-- DIRECTIVE --
Take the lines of the data below from the very first through the line containing "im.set_clip_path(b)" and output them exactly, pictures excluded.
--- START OF DATA BLOCK ---
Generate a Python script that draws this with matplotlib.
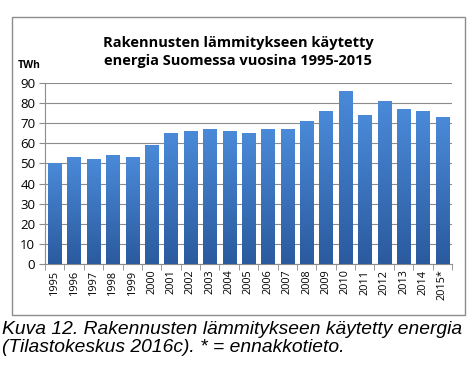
import matplotlib.pyplot as plt
import numpy as np
from matplotlib.patches import Rectangle
from matplotlib.colors import LinearSegmentedColormap

years = ["1995", "1996", "1997", "1998", "1999", "2000", "2001", "2002", "2003", "2004",
         "2005", "2006", "2007", "2008", "2009", "2010", "2011", "2012", "2013", "2014", "2015*"]
twh = [50, 53, 52, 54, 53, 59, 65, 66, 67, 66, 65, 67, 67, 71, 76, 86, 74, 81, 77, 76, 73]
yticks = [0, 10, 20, 30, 40, 50, 60, 70, 80, 90]

fig = plt.figure(figsize=(4.74, 3.76), dpi=100)

# chart frame
fig.patches.append(Rectangle((12/474, 1-315/376), 453/474, 298/376, transform=fig.transFigure,
                             fill=False, edgecolor='#8c8c8c', linewidth=1.0))

ax = fig.add_axes([45/474, 1-264/376, 407/474, 181/376])
x = np.arange(len(years))
bars = ax.bar(x, twh, width=0.68, color='#3a72c4', zorder=2)

# vertical gradient inside each bar
grad = np.linspace(0, 1, 256).reshape(-1, 1)
cmap = LinearSegmentedColormap.from_list('b', ['#2b5a9e', '#4a8ad8'])
for b in bars:
    im = ax.imshow(grad, extent=[b.get_x(), b.get_x()+b.get_width(), 0, b.get_height()],
                   origin='lower', aspect='auto', cmap=cmap, zorder=3)
    im.set_clip_path(b)

ax.set_xlim(-0.5, len(years)-0.5)
ax.set_ylim(0, 90)
ax.set_yticks(yticks)
ax.set_yticklabels([str(v) for v in yticks], fontsize=9.5, family='Open Sans')
ax.set_xticks(x)
ax.set_xticklabels(years, rotation=90, fontsize=7.8, family='Open Sans')
ax.set_xticks(np.arange(-0.5, len(years)), minor=True)
ax.tick_params(axis='x', which='major', length=0, pad=4)
ax.tick_params(axis='x', which='minor', length=4, color='#8c8c8c')
ax.tick_params(axis='y', length=4, color='#8c8c8c', pad=3)
ax.grid(axis='y', color='#8c8c8c', linewidth=0.8, zorder=0)
ax.set_axisbelow(True)
for s in ['top', 'right']:
    ax.spines[s].set_visible(False)
ax.spines['left'].set_color('#8c8c8c')
ax.spines['bottom'].set_color('#8c8c8c')

fig.text(238/474, 1-52/376, "Rakennusten lämmitykseen käytetty\nenergia Suomessa vuosina 1995-2015",
         ha='center', va='center', fontsize=10.5, fontweight='bold', family='Open Sans',
         linespacing=1.45)
fig.text(18/474, 1-66/376, "TWh", ha='left', va='center', fontsize=7.5, fontweight='bold',
         family='Open Sans')

fig.text(2/474, 1-330/376, "Kuva 12. Rakennusten lämmitykseen käytetty energia", ha='left', va='center',
         fontsize=13.9, style='italic', family='Liberation Sans')
fig.text(2/474, 1-348/376, "(Tilastokeskus 2016c). * = ennakkotieto.", ha='left', va='center',
         fontsize=13.9, style='italic', family='Liberation Sans')

fig.savefig('out.png', dpi=100)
--- END OF DATA BLOCK ---
-- OUTPUT FOR THIS TASK --
Generate a Python script that draws this with matplotlib.
import matplotlib.pyplot as plt
import numpy as np
from matplotlib.patches import Rectangle
from matplotlib.colors import LinearSegmentedColormap

years = ["1995", "1996", "1997", "1998", "1999", "2000", "2001", "2002", "2003", "2004",
         "2005", "2006", "2007", "2008", "2009", "2010", "2011", "2012", "2013", "2014", "2015*"]
twh = [50, 53, 52, 54, 53, 59, 65, 66, 67, 66, 65, 67, 67, 71, 76, 86, 74, 81, 77, 76, 73]
yticks = [0, 10, 20, 30, 40, 50, 60, 70, 80, 90]

fig = plt.figure(figsize=(4.74, 3.76), dpi=100)

# chart frame
fig.patches.append(Rectangle((12/474, 1-315/376), 453/474, 298/376, transform=fig.transFigure,
                             fill=False, edgecolor='#8c8c8c', linewidth=1.0))

ax = fig.add_axes([45/474, 1-264/376, 407/474, 181/376])
x = np.arange(len(years))
bars = ax.bar(x, twh, width=0.68, color='#3a72c4', zorder=2)

# vertical gradient inside each bar
grad = np.linspace(0, 1, 256).reshape(-1, 1)
cmap = LinearSegmentedColormap.from_list('b', ['#2b5a9e', '#4a8ad8'])
for b in bars:
    im = ax.imshow(grad, extent=[b.get_x(), b.get_x()+b.get_width(), 0, b.get_height()],
                   origin='lower', aspect='auto', cmap=cmap, zorder=3)
    im.set_clip_path(b)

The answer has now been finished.